What Monty Must Do

This one is about what Mr Monty shouldn’t do in the game show! The discussion on the “ideal” Monty Hall problem is available in a different post. Nonetheless, a quick proof is here. Suppose the player chose door 1 and Monty opened door 2, the probability of the car behind door 1 given Monty opened door 2 is P(C1|D2). Applying the Bayes’ formula,

\\ P(C1|D2) = \frac{P(D2|C1)*P(C1)}{P(D2|C1)*P(C1) + P(D2|C2)*P(C2) + P(D2|C3)*P(C3)} \\ \\ P(C1|D2) = \frac{(1/2)*(1/3)}{(1/2)*(1/3) + 0*(1/3) + (1*(1/3))} = \frac{1}{3} \\ \\ P(C3|D2) = 1 - 0  -  P(C1|D2)  = \frac{2}{3}

Explanation

The prior probabilities, P(C1), P(C3) and P(C3), are all equal at 1/3. P(D2|C1) = 1/2 because Monty can not open D1, and only D2 or D3 (one out of two) is available. P(D2|C2) = 0 since Monty can never open D2 if the car is behind the door 2. Since the car really exists behind one of those doors, P(C1) + P(C3) + P(C3) and P(C1|D2) + P(C2|D2) + P(C3|D2) are both unity.

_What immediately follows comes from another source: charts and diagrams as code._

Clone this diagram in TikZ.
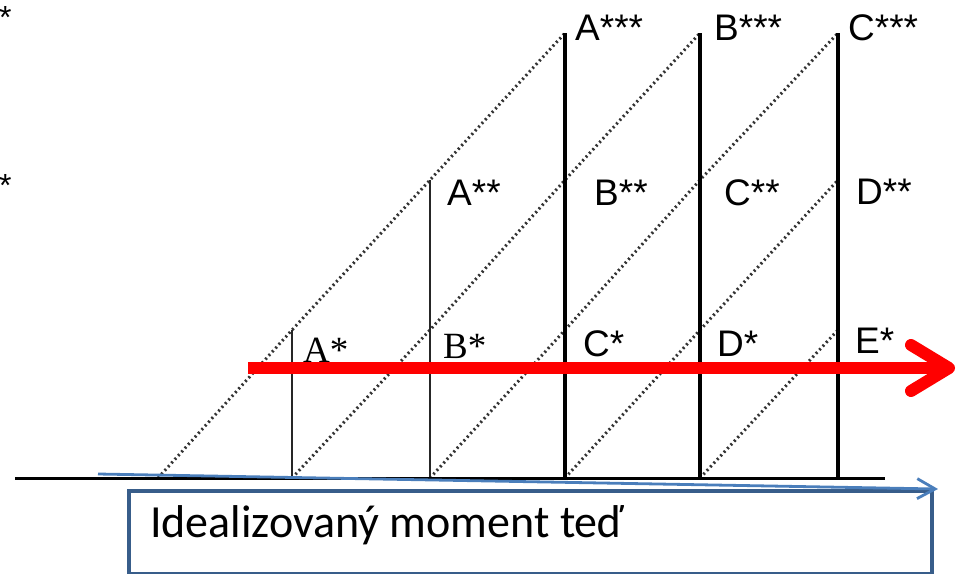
\documentclass[tikz,border=0pt]{standalone}
\usepackage{fontspec}
\setmainfont{Liberation Sans}
\newfontfamily\timesfont{Liberation Serif}
\newfontfamily\calibrifont{Carlito}
\usetikzlibrary{arrows.meta,positioning}

\definecolor{boxblue}{RGB}{56,93,138}
\definecolor{lineblue}{RGB}{74,126,187}

\begin{document}
\begin{tikzpicture}[
    x=1pt, y=-1pt,
    % Styles
    axisLine/.style={line width=3pt, black},
    thinTick/.style={line width=1.8pt, black!85},
    thickTick/.style={line width=3.2pt, black},
    echoLine/.style={line width=3pt, black!80, dash pattern=on 2pt off 3pt},
    starLabel/.style={anchor=base west, inner sep=0pt, font=\fontsize{37}{40}\selectfont},
    serifLabel/.style={anchor=base west, inner sep=0pt, font=\timesfont\fontsize{37}{40}\selectfont},
    nowArrow/.style={red, line width=12pt, -{Straight Barb[length=38pt 0, width=46pt 0, round]}},
    momentArrow/.style={lineblue, line width=2.8pt, -{Straight Barb[length=18pt 0, width=20pt 0]}},
    momentBox/.style={draw=boxblue, line width=3.5pt, minimum width=803pt, minimum height=83pt, inner sep=0pt}
]
\useasboundingbox (0,0) rectangle (957,573);

% ================= GRID POINTS =================
\coordinate (axisL) at (15,478);
\coordinate (axisR) at (885,478);
% base row
\coordinate (b0) at (158,478);
\coordinate (b1) at (292,478);
\coordinate (b2) at (430,478);
\coordinate (b3) at (565,478);
\coordinate (b4) at (700,478);
\coordinate (b5) at (838,478);
% first level
\coordinate (m1) at (292,330);
\coordinate (m2) at (430,330);
\coordinate (m3) at (565,330);
\coordinate (m4) at (700,330);
\coordinate (m5) at (838,330);
% second level
\coordinate (h2) at (430,180);
\coordinate (h3) at (565,180);
\coordinate (h4) at (700,180);
\coordinate (h5) at (838,180);
% third level
\coordinate (t3) at (565,33);
\coordinate (t4) at (700,33);
\coordinate (t5) at (838,33);

% ================= DOTTED ECHOES =================
\draw[echoLine] (b0) -- (m1) -- (h2) -- (t3);
\draw[echoLine] (b1) -- (m2) -- (h3) -- (t4);
\draw[echoLine] (b2) -- (m3) -- (h4) -- (t5);
\draw[echoLine] (b3) -- (m4) -- (h5);
\draw[echoLine] (b4) -- (m5);

% ================= VERTICAL LINES =================
\draw[thinTick] (b1) -- (m1);
\draw[thinTick] (b2) -- (h2);
\draw[thickTick] (b3) -- (t3);
\draw[thickTick] (b4) -- (t4);
\draw[thickTick] (b5) -- (t5);

% time axis
\draw[axisLine] (axisL) -- (axisR);

% ================= LABELS =================
\node[serifLabel] (As1) at (303,362) {A*};
\node[serifLabel] (Bs1) at (443,358) {B*};
\node[starLabel] (Cs1) at (583,356) {C*};
\node[starLabel] (Ds1) at (717,356) {D*};
\node[starLabel] (Es1) at (855,353) {E*};

\node[starLabel] (As2) at (447,205) {A**};
\node[starLabel] (Bs2) at (594,205) {B**};
\node[starLabel] (Cs2) at (724,205) {C**};
\node[starLabel] (Ds2) at (856,204) {D**};

\node[starLabel] (As3) at (575,40) {A***};
\node[starLabel] (Bs3) at (714,40) {B***};
\node[starLabel] (Cs3) at (848,40) {C***};

% labels at the left edge
\node[starLabel, font=\fontsize{32}{34}\selectfont] (edgeTop) at (-1,28) {*};
\node[starLabel, font=\fontsize{32}{34}\selectfont] (edgeMid) at (-1,196) {*};

% ================= NOW ARROW =================
\coordinate (nowL) at (248,368);
\coordinate (nowR) at (955,368);
\draw[nowArrow] (nowL) -- (nowR);

% ================= IDEALIZED MOMENT =================
\node[momentBox, anchor=north west] (moment) at (127,489) {};
\node[anchor=base west, inner sep=0pt, font=\calibrifont\fontsize{46}{50}\selectfont] (momentText) at (150,537) {Idealizovaný moment teď};
\coordinate (momentL) at (98,474);
\coordinate (momentR) at (938,489);
\draw[momentArrow] (momentL) -- (momentR);

\end{tikzpicture}
\end{document}
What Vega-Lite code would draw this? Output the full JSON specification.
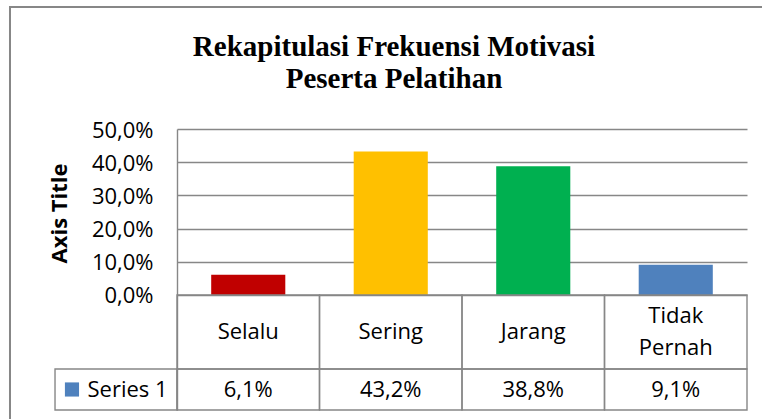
{
  "$schema": "https://vega.github.io/schema/vega-lite/v6.json",
  "width": 570,
  "height": 281,
  "autosize": {"type": "none"},
  "padding": {"left": 177, "top": 129, "right": 15, "bottom": 9},
  "background": "white",
  "title": {
    "text": ["Rekapitulasi Frekuensi Motivasi", "Peserta Pelatihan"],
    "font": "Liberation Serif",
    "fontSize": 29,
    "fontWeight": "bold",
    "color": "#000000",
    "lineHeight": 32,
    "anchor": "middle",
    "frame": "group",
    "dx": -68,
    "dy": 92
  },
  "data": {
    "values": [
      {"kategori": "Selalu", "nilai": 0.061},
      {"kategori": "Sering", "nilai": 0.432},
      {"kategori": "Jarang", "nilai": 0.388},
      {"kategori": "Tidak Pernah", "nilai": 0.091}
    ]
  },
  "layer": [
    {
      "layer": [
        {
          "mark": {"type": "bar", "width": {"band": 0.52}},
          "encoding": {
            "x": {
              "field": "kategori",
              "type": "nominal",
              "scale": {"domain": ["Selalu", "Sering", "Jarang", "Tidak Pernah"], "paddingInner": 0, "paddingOuter": 0},
              "axis": null
            },
            "y": {
              "field": "nilai",
              "type": "quantitative",
              "scale": {"domain": [-0.3464, 0.5], "nice": false, "zero": false},
              "axis": {
                "values": [0, 0.1, 0.2, 0.3, 0.4, 0.5],
                "format": ".1%",
                "grid": true,
                "gridColor": "#878787",
                "gridWidth": 1.4,
                "domain": true,
                "domainColor": "#878787",
                "domainWidth": 1.4,
                "ticks": false,
                "labelFont": "Open Sans",
                "labelFontSize": 22,
                "labelColor": "#000000",
                "labelPadding": 24,
                "labelOffset": 1,
                "title": "Axis Title",
                "titleFont": "Open Sans",
                "titleFontSize": 22,
                "titleFontWeight": "bold",
                "titleColor": "#000000",
                "titleAngle": -90,
                "titleAlign": "center",
                "titleBaseline": "alphabetic",
                "titleX": -111,
                "titleY": 84
              }
            },
            "y2": {"datum": 0},
            "color": {
              "field": "kategori",
              "type": "nominal",
              "scale": {"domain": ["Selalu", "Sering", "Jarang", "Tidak Pernah"], "range": ["#C00000", "#FFC000", "#00B050", "#4F81BD"]},
              "legend": null
            }
          }
        },
        {
          "mark": {"type": "rect", "fill": "transparent", "stroke": "#878787", "strokeWidth": 1.4},
          "encoding": {
            "x": {"field": "kategori", "type": "nominal", "axis": null},
            "y": {"datum": 0, "type": "quantitative"},
            "y2": {"datum": -0.2229}
          }
        },
        {
          "mark": {"type": "rect", "fill": "transparent", "stroke": "#878787", "strokeWidth": 1.4},
          "encoding": {
            "x": {"field": "kategori", "type": "nominal", "axis": null},
            "y": {"datum": -0.2229, "type": "quantitative"},
            "y2": {"datum": -0.3464}
          }
        },
        {
          "transform": [{"filter": "datum.kategori !== 'Tidak Pernah'"}],
          "mark": {"type": "text", "baseline": "middle", "align": "center"},
          "encoding": {
            "x": {"field": "kategori", "type": "nominal", "axis": null},
            "y": {"datum": -0.1114, "type": "quantitative"},
            "text": {"field": "kategori"}
          }
        },
        {
          "transform": [{"filter": "datum.kategori === 'Tidak Pernah'"}],
          "mark": {"type": "text", "lineBreak": " ", "lineHeight": 32, "baseline": "middle", "align": "center", "dy": -16},
          "encoding": {
            "x": {"field": "kategori", "type": "nominal", "axis": null},
            "y": {"datum": -0.1114, "type": "quantitative"},
            "text": {"field": "kategori"}
          }
        },
        {
          "mark": {"type": "text", "baseline": "middle", "align": "center", "dy": 1},
          "encoding": {
            "x": {"field": "kategori", "type": "nominal", "axis": null},
            "y": {"datum": -0.2846, "type": "quantitative"},
            "text": {"field": "nilai", "type": "quantitative", "format": ".1%"}
          }
        }
      ]
    },
    {
      "data": {"values": [{"seri": "Series 1"}]},
      "layer": [
        {
          "mark": {"type": "rect", "fill": "transparent", "stroke": "#878787", "strokeWidth": 2},
          "encoding": {
            "x": {"datum": -1.172, "type": "quantitative", "scale": {"domain": [0, 4], "nice": false, "zero": false}, "axis": null},
            "x2": {"datum": 4.4},
            "y": {"datum": 0.8675, "type": "quantitative"},
            "y2": {"datum": -0.45}
          }
        },
        {
          "mark": {"type": "rect", "fill": "transparent", "stroke": "#878787", "strokeWidth": 1.4},
          "encoding": {
            "x": {"datum": -0.856, "type": "quantitative", "axis": null},
            "x2": {"datum": 0},
            "y": {"datum": -0.2229, "type": "quantitative"},
            "y2": {"datum": -0.3464}
          }
        },
        {
          "mark": {"type": "point", "shape": "square", "filled": true, "size": 200, "color": "#4F81BD", "opacity": 1},
          "encoding": {
            "x": {"datum": -0.737, "type": "quantitative", "axis": null},
            "y": {"datum": -0.2846, "type": "quantitative"}
          }
        },
        {
          "mark": {"type": "text", "baseline": "middle", "align": "left", "dy": 1},
          "encoding": {
            "x": {"datum": -0.628, "type": "quantitative", "axis": null},
            "y": {"datum": -0.2846, "type": "quantitative"},
            "text": {"field": "seri"}
          }
        }
      ]
    }
  ],
  "resolve": {"scale": {"x": "independent"}},
  "config": {
    "view": {"stroke": null},
    "locale": {"number": {"decimal": ",", "thousands": ".", "grouping": [3], "currency": ["Rp", ""]}},
    "text": {"font": "Open Sans", "fontSize": 22, "color": "#000000"}
  }
}
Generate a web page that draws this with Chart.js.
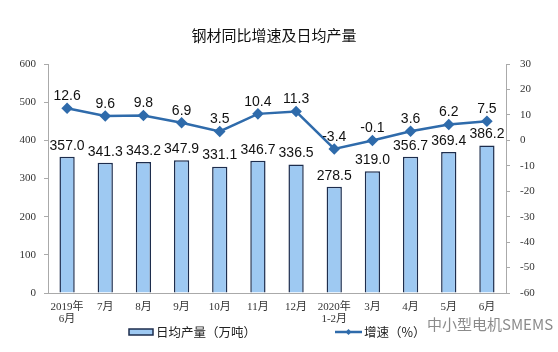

The real-life Monty vs the perfect problem

The motivation for this post is when I read somewhere that Monty Hall did not always open the door in the game show. If that was true, then the TV show presented a different uncertainty than what should’ve been a calculated risk due to probability.